Experimental Evaluation
Simulations use the MovieLens‑1M dataset (≈6 k users, ≈4 k movies) to emulate vehicle requests. Key parameters include cache capacity N=500, average vehicle speed 25 m/s, diffusion steps T=50, temperature δ=2, KL weight λ=1, and number of similar neighbors C. Baselines comprise: (i) Oracle (full prior knowledge), (ii) conventional FL‑based edge caching, and (iii) simple popularity‑based caching.
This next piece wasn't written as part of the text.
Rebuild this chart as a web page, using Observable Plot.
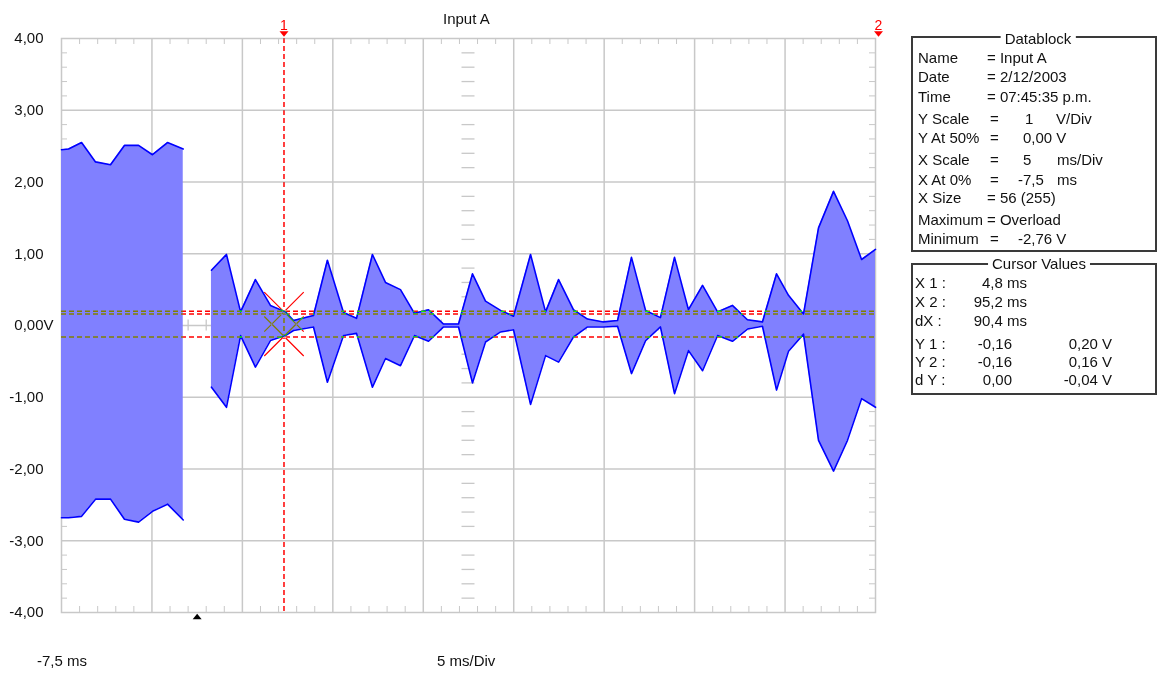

Results show:

• Communication Overhead – FD reduces transmitted data by >70 % compared with FL because only hash codes (≈10 KB) and knowledge vectors are exchanged, not the full 770 K‑parameter model.
• Cache Hit Ratio – Across vehicle speeds from 10 m/s to 40 m/s, the proposed scheme improves hit ratio by 8–12 percentage points over FL and up to 15 pp over popularity‑based methods.
• Content Request Latency – Average latency drops by 15–20 % due to higher hit rates and mobility‑aware weighting.
• Training Interruption – Because FD does not require synchronized global rounds, vehicles that exit RSU coverage do not cause training failures; the interruption rate is effectively zero, demonstrating robustness to high mobility.

Contributions

1. Introduces a lightweight DDPM suitable for on‑vehicle inference and generation of high‑quality preference samples.
2. Proposes a federated distillation protocol that replaces full‑model exchanges, dramatically cutting communication cost while preserving model performance.
3. Designs a hash‑based similarity search and knowledge integration pipeline that safeguards user privacy and enhances prediction accuracy.
4. Develops a mobility‑aware cache replacement strategy and a KC synchronization mechanism to maintain up‑to‑date knowledge in dynamic vehicular environments.

Future Directions
The authors suggest extending the framework to multi‑RSU collaborative distillation, asynchronous model updates, and real‑world vehicular testbeds. Moreover, applying the approach to other data modalities (e.g., map updates, sensor streams) and exploring adaptive selection of C and diffusion steps based on network conditions are identified as promising research avenues.